**Approach:**

Extension of assignment 4 there we did same thing for single core CPU but here we will make program to run on multi-core CPU.

Store all programs(on-by-one) in instruction memory and make pointer for each program(starting) so that pointers will increase accordingly. For ‘n’ files there will be separate n registers and main memory will be divided in N equal parts in chunk like first 1/N part of memory for file1(also the start of a new program memory is chosen such that it is divisible by 4). Now all CPU has independent registers and memory range and we had 1024 sized row of DRAM. When we encounter lw/sw and if DRAM is not busy then simply use buffer row else enqueue the instruction in their respective queue (with the efficiency if Assignment4) and if there is blocking then code will look “regRowGroup” and cleans the blocking.

At last, some information has been printed:

* Total clock cycles.
* Total numbers of Instruction executed.
* IPC
* Final value of each register.
* Changed memory location and it’s value.

**DELAY ESTIMATION:**

1) If a pair of instruction in queue gets consecutive to each other such that first one is and sw

and second one is a lw from same memory (and register not busy anywhere else) then a

store to load transfer happens and the second instruction is put in queue to be serviced in

DRAM. As this just requires a transfer of values from a MRM memory to register so it takes a one cycle delay.

2) If a pair of instruction in queue gets consecutive to each other such that first instruction is lw

and second instruction is also a lw at same register then the previous lw is popped from the

queue as it would be overwritten later. This just requires a MRM request to be deleted whose location would already be know and hence it would just take one cycle.

3) If a duplicate instruction comes to MRM that is currently being run in the DRAM and the MRM is empty already than this instruction is not needed to be services in the DRAM and hence in one cycle this request is rejected.

4) If a pair of instruction in queue gets consecutive to each other such that first instruction is

sw and the second is a sw at same memory location then the previous instruction is popped

from the queue and is not serviced in DRAM. Similar as in case 2 it requires one cycle.

5) If a pair of instruction in queue gets consecutive to each other such that first instruction is lw

and the second is a sw at same memory location using the same register as in load

instruction then the current instruction is not put in queue as it does not change anything. So the current request is just rejected and requires one cycle of delay.
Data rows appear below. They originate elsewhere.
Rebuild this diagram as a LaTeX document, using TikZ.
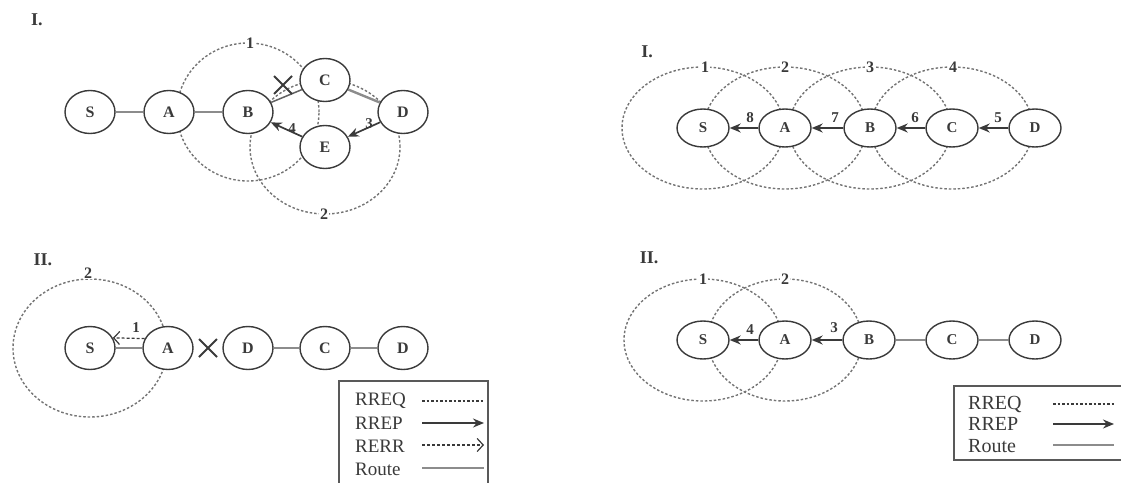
\documentclass[tikz,border=0pt]{standalone}
\usepackage{fontspec}
\setmainfont{Liberation Serif}
\usetikzlibrary{shapes.geometric,arrows.meta,backgrounds}
\definecolor{ink}{HTML}{3A3A3A}
\definecolor{reqgray}{HTML}{747474}
\definecolor{routegray}{HTML}{8C8C8C}
\begin{document}
\begin{tikzpicture}[x=1pt,y=-1pt,
  nodebig/.style={ellipse, draw=ink, line width=1.4pt, fill=white,
    minimum width=50pt, minimum height=43pt, inner sep=0pt, text=ink,
    font=\fontsize{16}{16}\selectfont\bfseries},
  nodesmall/.style={nodebig, minimum width=52pt, minimum height=38pt,
    font=\fontsize{15}{15}\selectfont\bfseries},
  rreq/.style={draw=reqgray, line width=1.4pt, dash pattern=on 2.5pt off 2pt},
  hop/.style={fill=white, inner sep=1pt, text=ink, font=\fontsize{16}{16}\selectfont\bfseries},
  seq/.style={inner sep=0pt, text=ink, font=\fontsize{15}{15}\selectfont\bfseries},
  rrep/.style={draw=ink, line width=1.7pt, -{Stealth[length=11pt,width=9pt]}},
  rerr/.style={draw=ink, line width=1.2pt, dash pattern=on 3pt off 2pt,
    -{Straight Barb[length=6pt,width=13pt,line width=1.2pt]}},
  routethick/.style={draw=routegray, line width=2.4pt},
  routethin/.style={draw=routegray, line width=1.2pt},
  broken/.style={draw=ink!80, line width=1.5pt},
  cross/.style={draw=ink, line width=1.8pt},
  panel/.style={text=ink, font=\fontsize{18}{18}\selectfont\bfseries, inner sep=0pt},
  legendbox/.style={draw=gray!70!black, line width=2.2pt, fill=white},
  legtext/.style={anchor=west, text=ink, inner sep=0pt}
]
\useasboundingbox (0,0) rectangle (1121,482);

% ---------------- Panel I (left): link B-C breaks, local repair via E
\node[panel] (p1) at (37,20) {I.};
\node[nodebig] (S1) at (90,112) {S};
\node[nodebig] (A1) at (169,112) {A};
\node[nodebig] (B1) at (248,112) {B};
\node[nodebig] (C1) at (325,80) {C};
\node[nodebig] (D1) at (403,112) {D};
\node[nodebig] (E1) at (325,147) {E};
\begin{scope}[on background layer]
  \draw[rreq] (B1.center) ellipse [x radius=71pt, y radius=69pt];
  \draw[rreq] (E1.center) ellipse [x radius=75pt, y radius=67pt];
\end{scope}
\node[hop] (r11) at (250,43) {1};
\node[hop] (r12) at (324,214) {2};
\draw[routethick] (S1) -- (A1);
\draw[routethick] (A1) -- (B1);
\draw[routethick] (C1) -- (D1);
\draw[broken] (B1) -- (C1);
\coordinate (x1) at (283,85);
\draw[cross] ([shift={(-9pt,9pt)}]x1) -- ([shift={(9pt,-9pt)}]x1)
             ([shift={(-9pt,-9pt)}]x1) -- ([shift={(9pt,9pt)}]x1);
\draw[rrep] (D1) -- (E1);
\draw[rrep] (E1) -- (B1);
\node[seq] (q13) at (369,124) {3};
\node[seq] (q14) at (292,129) {4};

% ---------------- Panel I (right): RREQ flood and RREP back to S
\node[panel] (p2) at (647,52) {I.};
\node[nodesmall] (S2) at (703,128) {S};
\node[nodesmall] (A2) at (785,128) {A};
\node[nodesmall] (B2) at (870,128) {B};
\node[nodesmall] (C2) at (952,128) {C};
\node[nodesmall] (D2) at (1035,128) {D};
\begin{scope}[on background layer]
  \foreach \n in {S2,A2,B2,C2}
    \draw[rreq] (\n.center) ellipse [x radius=81pt, y radius=61pt];
\end{scope}
\node[hop] (r21) at (705,67) {1};
\node[hop] (r22) at (785,67) {2};
\node[hop] (r23) at (870,67) {3};
\node[hop] (r24) at (953,67) {4};
\draw[rrep] (D2) -- (C2);
\draw[rrep] (C2) -- (B2);
\draw[rrep] (B2) -- (A2);
\draw[rrep] (A2) -- (S2);
\node[seq] (q25) at (998,118) {5};
\node[seq] (q26) at (915,118) {6};
\node[seq] (q27) at (835,118) {7};
\node[seq] (q28) at (750,118) {8};

% ---------------- Panel II (left): link A-B breaks, RERR to S
\node[panel] (p3) at (43,260) {II.};
\node[nodebig] (S3) at (90,348) {S};
\node[nodebig] (A3) at (168,348) {A};
\node[nodebig] (B3) at (248,348) {D};
\node[nodebig] (C3) at (325,348) {C};
\node[nodebig] (D3) at (403,348) {D};
\begin{scope}[on background layer]
  \draw[rreq] (S3.center) ellipse [x radius=77pt, y radius=69pt];
\end{scope}
\node[hop] (r32) at (88,273) {2};
\draw[routethin] (S3) -- (A3);
\draw[routethin] (B3) -- (C3);
\draw[routethin] (C3) -- (D3);
\coordinate (x3) at (208,348);
\draw[cross] ([shift={(-9pt,9pt)}]x3) -- ([shift={(9pt,-9pt)}]x3)
             ([shift={(-9pt,-9pt)}]x3) -- ([shift={(9pt,9pt)}]x3);
\draw[rerr] (A3.158) -- (S3.24);
\node[seq] (q31) at (136,328) {1};

% legend for panel II (left)
\node[legendbox, minimum width=149pt, minimum height=112pt, anchor=north west, inner sep=0pt] (L1) at (338,380) {};
\begin{scope}[font=\fontsize{19}{19}\selectfont]
  \node[legtext] (L1a) at (355,401) {RREQ};
  \node[legtext] (L1b) at (355,423) {RREP};
  \node[legtext] (L1c) at (355,446) {RERR};
  \node[legtext] (L1d) at (355,469) {Route};
\end{scope}
\coordinate (L1a0) at (422,401); \coordinate (L1a1) at (484,401);
\coordinate (L1b0) at (422,423); \coordinate (L1b1) at (484,423);
\coordinate (L1c0) at (422,445); \coordinate (L1c1) at (484,445);
\coordinate (L1d0) at (422,468); \coordinate (L1d1) at (484,468);
\draw[rreq, draw=ink] (L1a0) -- (L1a1);
\draw[rrep] (L1b0) -- (L1b1);
\draw[rerr] (L1c0) -- (L1c1);
\draw[routethin] (L1d0) -- (L1d1);

% ---------------- Panel II (right): local route discovery from S
\node[panel] (p4) at (649,258) {II.};
\node[nodesmall] (S4) at (703,340) {S};
\node[nodesmall] (A4) at (785,340) {A};
\node[nodesmall] (B4) at (869,340) {B};
\node[nodesmall] (C4) at (952,340) {C};
\node[nodesmall] (D4) at (1035,340) {D};
\begin{scope}[on background layer]
  \draw[rreq] (S4.center) ellipse [x radius=79pt, y radius=61pt];
  \draw[rreq] (A4.center) ellipse [x radius=77pt, y radius=61pt];
\end{scope}
\node[hop] (r41) at (703,279) {1};
\node[hop] (r42) at (785,279) {2};
\draw[rrep] (B4) -- (A4);
\draw[rrep] (A4) -- (S4);
\draw[routethin] (B4) -- (C4);
\draw[routethin] (C4) -- (D4);
\node[seq] (q43) at (834,328) {3};
\node[seq] (q44) at (750,330) {4};

% legend for panel II (right)
\node[legendbox, minimum width=175pt, minimum height=74pt, anchor=north west, inner sep=0pt] (L2) at (953,385) {};
\begin{scope}[font=\fontsize{20}{20}\selectfont]
  \node[legtext] (L2a) at (968,404) {RREQ};
  \node[legtext] (L2b) at (968,424) {RREP};
  \node[legtext] (L2c) at (968,446) {Route};
\end{scope}
\coordinate (L2a0) at (1053,404); \coordinate (L2a1) at (1114,404);
\coordinate (L2b0) at (1053,424); \coordinate (L2b1) at (1114,424);
\coordinate (L2c0) at (1053,445); \coordinate (L2c1) at (1114,445);
\draw[rreq, draw=ink] (L2a0) -- (L2a1);
\draw[rrep] (L2b0) -- (L2b1);
\draw[routethin] (L2c0) -- (L2c1);
\end{tikzpicture}
\end{document}
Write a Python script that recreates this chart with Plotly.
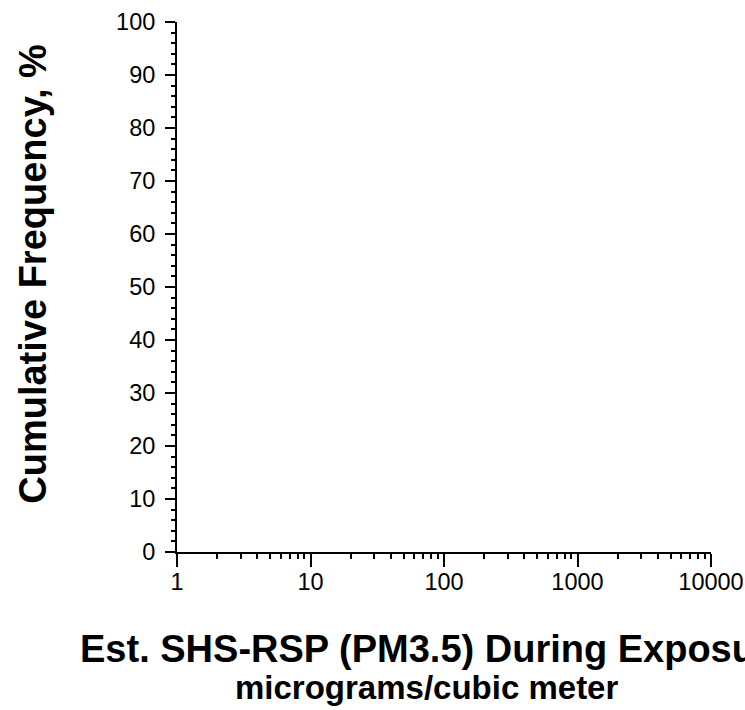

6) In case the queue is full when a DRAM request is issued to go to MRM than one cycle is needed to free up the space for the queue(other than the DRAM execution cycle) as it just requires a check for the 32 size spaced queue is full or not and till that time the request is halted and so other instructions requiring MRM requests had to wait for the completion of these delay cycles.

7) A copy of data takes place from the MRM to the DRAM processor which is estimated to give a one cycle delay.

8) When the next row group is to be decided to get executed in DRAM after executing all instructions of ongoing row group than a delay in MRM corresponding to popped requests will take place. This delay in worst case would be total number of instructions of lw/sw type executed during the whole run of program and during a single usage of the corresponding architecture it would be the number of total instructions that are allowed at once at max, but in average case this delay would be one. This can be implemented in the in looped manner and in the corresponding time if any instruction is to send a request to MRM than it would halt(similar to what happens in pipelining).

**Strengths:**

* Redundant instructions has been taken care. (eg. sw followed by sw at same address then first sw has no meaning) .
* Most of the cases only 1+1 clock cycle consumed to decide and queue to DRAM (average).
* Area required is high but very efficient in terms of clock(trade-off).
* This is a feasible linear time algorithm with respect to the number of instructions to which reduces the overall cycles requirement by reordering the DRAM servicing of instructions and reducing the number of writebacks and loading of rows required.

**Weakness:**

* If some instruction starts before cycle count reaches M and after M that instruction will end than we will let instruction execute.
* File count(N) greater 50 not allowed.
* Size of queue is max 32.
* MRM, if many checking happens then maximum 4-5 cycles can be consumed.
* Area requirement is high.

It’s a follow up of all earlier assignments and all other aspects have been explained earlier. The optimizations done to avoid some instructions to be executed in DRAM remains the same and the reordering optimizations also hold here. The difference is that the MRM delay for these optimizations is incorporated in the simulation now which are mentioned in delay optimizations.